● Exercise aim
Pictures stay out. Extract the lines below from the first one through the line with "ax = fig.add_axes([0.120, 0.164, 0.866, 0.794])", both included.

○ ○ ○

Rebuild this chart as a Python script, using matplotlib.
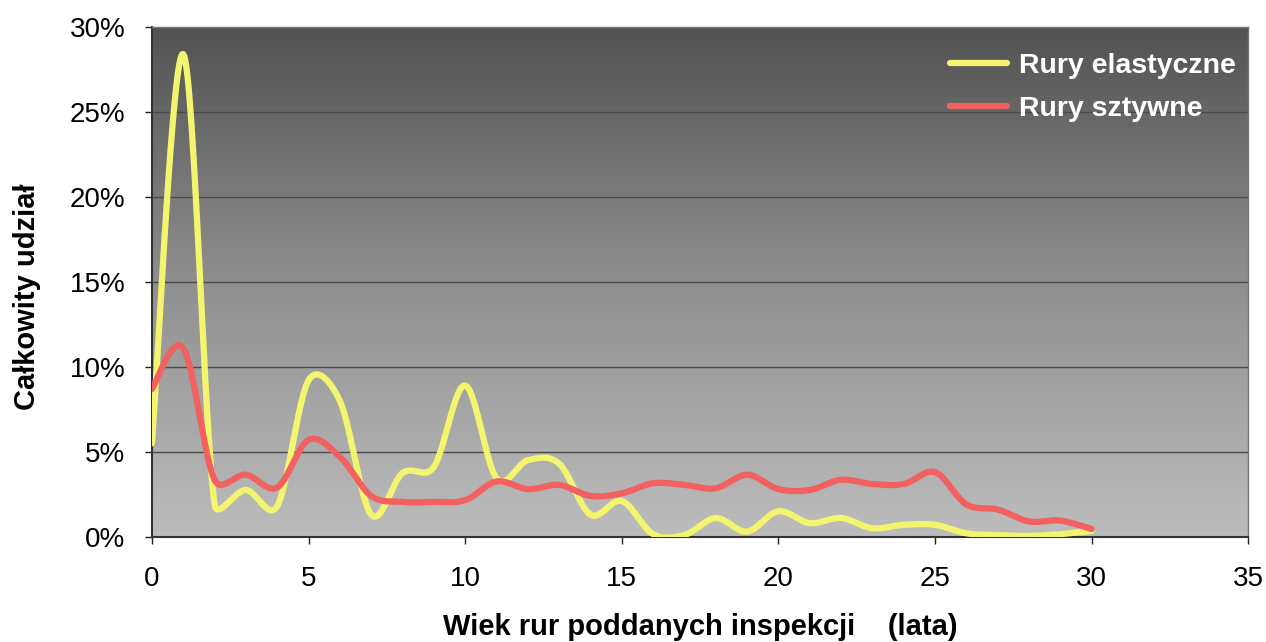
import numpy as np
import matplotlib
matplotlib.use("Agg")
import matplotlib.pyplot as plt
from matplotlib.colors import LinearSegmentedColormap

plt.rcParams['font.family'] = ['Liberation Sans', 'DejaVu Sans']

# Age of inspected pipes (years) and share of inspections (%)
ages = list(range(0, 31))
elastic = [5.5, 28.4, 1.9, 2.75, 1.8, 9.2, 8.0, 1.3, 3.75, 4.1, 8.9, 3.45, 4.5, 4.3, 1.3,
           2.1, 0.15, 0.1, 1.1, 0.3, 1.5, 0.8, 1.1, 0.5, 0.7, 0.7, 0.2, 0.1, 0.05, 0.15, 0.35]
rigid = [8.7, 11.1, 3.35, 3.65, 2.9, 5.7, 4.7, 2.4, 2.05, 2.05, 2.15, 3.25, 2.8, 3.05, 2.4,
         2.55, 3.15, 3.05, 2.85, 3.65, 2.8, 2.75, 3.35, 3.1, 3.1, 3.8, 1.9, 1.6, 0.9, 0.95, 0.45]

series_names = ["Rury elastyczne", "Rury sztywne"]
series_colors = ["#f4f56e", "#f2605f"]
x_ticks = [0, 5, 10, 15, 20, 25, 30, 35]
y_ticks = [0, 5, 10, 15, 20, 25, 30]


def smooth(xs, ys, sx=1.0, sy=1.0, n=30):
    """Smoothed line through the points: Catmull-Rom style Bezier handles
    (1/6 of the neighbour chord), each capped at half of its own segment."""
    P = np.column_stack([np.asarray(xs, float) * sx, np.asarray(ys, float) * sy])
    m = len(P)
    ctrl_out, ctrl_in = [], []
    for i in range(m):
        p_prev = P[max(i - 1, 0)]
        p_next = P[min(i + 1, m - 1)]
        d = p_next - p_prev
        nd = np.linalg.norm(d)
        if nd == 0:
            ctrl_out.append(P[i].copy())
            ctrl_in.append(P[i].copy())
            continue
        u = d / nd
        l_prev = np.linalg.norm(P[i] - p_prev)
        l_next = np.linalg.norm(p_next - P[i])
        ctrl_out.append(P[i] + u * min(nd / 6.0, l_next / 2.0))
        ctrl_in.append(P[i] - u * min(nd / 6.0, l_prev / 2.0))
    pts = []
    t = np.linspace(0, 1, n, endpoint=False)[:, None]
    for i in range(m - 1):
        p1, b1, b2, p2 = P[i], ctrl_out[i], ctrl_in[i + 1], P[i + 1]
        seg = ((1 - t) ** 3) * p1 + 3 * ((1 - t) ** 2) * t * b1 + 3 * (1 - t) * t ** 2 * b2 + t ** 3 * p2
        pts.append(seg)
    pts.append(P[-1:])
    pts = np.vstack(pts)
    return pts[:, 0] / sx, pts[:, 1] / sy


fig = plt.figure(figsize=(12.66, 6.42), dpi=100, facecolor="white")
ax = fig.add_axes([0.120, 0.164, 0.866, 0.794])

# vertical gray gradient background
cmap = LinearSegmentedColormap.from_list("bg", ["#bdbdbd", "#8f8f8f", "#525252"])
grad = np.linspace(0, 1, 256).reshape(-1, 1)
ax.imshow(grad, cmap=cmap, aspect="auto", extent=[0, 1, 0, 1], origin="lower",
          transform=ax.transAxes, zorder=0)

for y in y_ticks[1:-1]:
    ax.axhline(y, color="#4a4a4a", lw=1.0, zorder=1)

ax.set_xlim(0, 35)
ax.set_ylim(0, 30)
px_x = 1096 / 35.0
px_y = 510 / 30.0

for vals, name, col in zip([elastic, rigid], series_names, series_colors):
    lx, ly = smooth(ages, vals, px_x, px_y)
    ax.plot(lx, ly, color=col, lw=4.5, label=name, zorder=3, solid_capstyle="round")

ax.set_xticks(x_ticks)
ax.set_yticks(y_ticks)
ax.set_yticklabels([f"{v}%" for v in y_ticks])
ax.tick_params(axis="both", labelsize=20, colors="#222222", direction="out",
               length=5, width=1, labelcolor="black")
ax.tick_params(axis="x", pad=16)
ax.tick_params(axis="y", pad=14)

for side in ["left", "bottom"]:
    ax.spines[side].set_color("#333333")
    ax.spines[side].set_linewidth(1.5)
for side in ["top", "right"]:
    ax.spines[side].set_color("#777777")
    ax.spines[side].set_linewidth(1.0)

ax.set_xlabel("Wiek rur poddanych inspekcji    (lata)", fontsize=21, fontweight="bold",
              labelpad=15)
ax.set_ylabel("Całkowity udział", fontsize=21, fontweight="bold", labelpad=20)
ax.yaxis.set_label_coords(-0.101, 0.47)

leg = ax.legend(loc="upper right", frameon=False, fontsize=20.5, handlelength=2.0,
                handletextpad=0.4, labelspacing=0.62, borderaxespad=0.2,
                bbox_to_anchor=(1.004, 0.983))
for txt in leg.get_texts():
    txt.set_color("white")
    txt.set_fontweight("bold")

fig.savefig("out.png", dpi=100, facecolor="white")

○ ○ ○

● Task response
Rebuild this chart as a Python script, using matplotlib.
import numpy as np
import matplotlib
matplotlib.use("Agg")
import matplotlib.pyplot as plt
from matplotlib.colors import LinearSegmentedColormap

plt.rcParams['font.family'] = ['Liberation Sans', 'DejaVu Sans']

# Age of inspected pipes (years) and share of inspections (%)
ages = list(range(0, 31))
elastic = [5.5, 28.4, 1.9, 2.75, 1.8, 9.2, 8.0, 1.3, 3.75, 4.1, 8.9, 3.45, 4.5, 4.3, 1.3,
           2.1, 0.15, 0.1, 1.1, 0.3, 1.5, 0.8, 1.1, 0.5, 0.7, 0.7, 0.2, 0.1, 0.05, 0.15, 0.35]
rigid = [8.7, 11.1, 3.35, 3.65, 2.9, 5.7, 4.7, 2.4, 2.05, 2.05, 2.15, 3.25, 2.8, 3.05, 2.4,
         2.55, 3.15, 3.05, 2.85, 3.65, 2.8, 2.75, 3.35, 3.1, 3.1, 3.8, 1.9, 1.6, 0.9, 0.95, 0.45]

series_names = ["Rury elastyczne", "Rury sztywne"]
series_colors = ["#f4f56e", "#f2605f"]
x_ticks = [0, 5, 10, 15, 20, 25, 30, 35]
y_ticks = [0, 5, 10, 15, 20, 25, 30]


def smooth(xs, ys, sx=1.0, sy=1.0, n=30):
    """Smoothed line through the points: Catmull-Rom style Bezier handles
    (1/6 of the neighbour chord), each capped at half of its own segment."""
    P = np.column_stack([np.asarray(xs, float) * sx, np.asarray(ys, float) * sy])
    m = len(P)
    ctrl_out, ctrl_in = [], []
    for i in range(m):
        p_prev = P[max(i - 1, 0)]
        p_next = P[min(i + 1, m - 1)]
        d = p_next - p_prev
        nd = np.linalg.norm(d)
        if nd == 0:
            ctrl_out.append(P[i].copy())
            ctrl_in.append(P[i].copy())
            continue
        u = d / nd
        l_prev = np.linalg.norm(P[i] - p_prev)
        l_next = np.linalg.norm(p_next - P[i])
        ctrl_out.append(P[i] + u * min(nd / 6.0, l_next / 2.0))
        ctrl_in.append(P[i] - u * min(nd / 6.0, l_prev / 2.0))
    pts = []
    t = np.linspace(0, 1, n, endpoint=False)[:, None]
    for i in range(m - 1):
        p1, b1, b2, p2 = P[i], ctrl_out[i], ctrl_in[i + 1], P[i + 1]
        seg = ((1 - t) ** 3) * p1 + 3 * ((1 - t) ** 2) * t * b1 + 3 * (1 - t) * t ** 2 * b2 + t ** 3 * p2
        pts.append(seg)
    pts.append(P[-1:])
    pts = np.vstack(pts)
    return pts[:, 0] / sx, pts[:, 1] / sy


fig = plt.figure(figsize=(12.66, 6.42), dpi=100, facecolor="white")
ax = fig.add_axes([0.120, 0.164, 0.866, 0.794])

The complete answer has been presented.